■ REQUIRED WORK: Print the listing from its top line through the line containing "ax = fig.add_axes([(cx", nothing more, and leave out the pictures.

■ DATA EXTRACT:
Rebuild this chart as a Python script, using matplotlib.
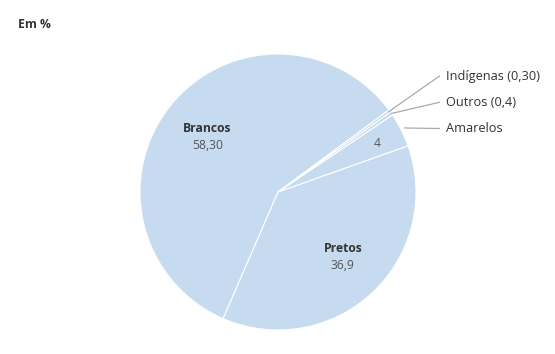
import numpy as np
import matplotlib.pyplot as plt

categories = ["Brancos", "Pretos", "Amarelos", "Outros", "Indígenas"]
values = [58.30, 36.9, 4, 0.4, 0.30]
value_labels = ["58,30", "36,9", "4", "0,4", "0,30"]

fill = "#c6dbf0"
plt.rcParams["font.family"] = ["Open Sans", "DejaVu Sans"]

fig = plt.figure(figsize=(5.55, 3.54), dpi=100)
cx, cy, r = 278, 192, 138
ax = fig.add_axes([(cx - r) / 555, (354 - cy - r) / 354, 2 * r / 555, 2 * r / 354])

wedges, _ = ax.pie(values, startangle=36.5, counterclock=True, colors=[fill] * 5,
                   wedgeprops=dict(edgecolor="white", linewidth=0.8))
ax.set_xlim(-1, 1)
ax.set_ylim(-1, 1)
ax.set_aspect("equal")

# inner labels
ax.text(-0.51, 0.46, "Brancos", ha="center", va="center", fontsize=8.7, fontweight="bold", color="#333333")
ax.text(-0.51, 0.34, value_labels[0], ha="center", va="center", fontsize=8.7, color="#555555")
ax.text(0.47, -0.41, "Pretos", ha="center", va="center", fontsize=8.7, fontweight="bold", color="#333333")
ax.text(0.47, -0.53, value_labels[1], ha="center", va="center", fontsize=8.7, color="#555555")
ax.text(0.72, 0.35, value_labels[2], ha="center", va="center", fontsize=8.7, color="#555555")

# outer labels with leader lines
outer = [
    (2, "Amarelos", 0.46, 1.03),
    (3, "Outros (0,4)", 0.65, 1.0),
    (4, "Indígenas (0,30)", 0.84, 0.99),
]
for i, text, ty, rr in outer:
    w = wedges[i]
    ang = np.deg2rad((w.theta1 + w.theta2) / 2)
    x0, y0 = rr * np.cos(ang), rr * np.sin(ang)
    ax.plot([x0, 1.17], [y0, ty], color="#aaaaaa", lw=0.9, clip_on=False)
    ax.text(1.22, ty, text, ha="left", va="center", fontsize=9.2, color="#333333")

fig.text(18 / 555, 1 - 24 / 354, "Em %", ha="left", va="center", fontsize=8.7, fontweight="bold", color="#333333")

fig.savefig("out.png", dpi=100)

■ EXERCISE RESULT:
Rebuild this chart as a Python script, using matplotlib.
import numpy as np
import matplotlib.pyplot as plt

categories = ["Brancos", "Pretos", "Amarelos", "Outros", "Indígenas"]
values = [58.30, 36.9, 4, 0.4, 0.30]
value_labels = ["58,30", "36,9", "4", "0,4", "0,30"]

fill = "#c6dbf0"
plt.rcParams["font.family"] = ["Open Sans", "DejaVu Sans"]

fig = plt.figure(figsize=(5.55, 3.54), dpi=100)
cx, cy, r = 278, 192, 138
ax = fig.add_axes([(cx - r) / 555, (354 - cy - r) / 354, 2 * r / 555, 2 * r / 354])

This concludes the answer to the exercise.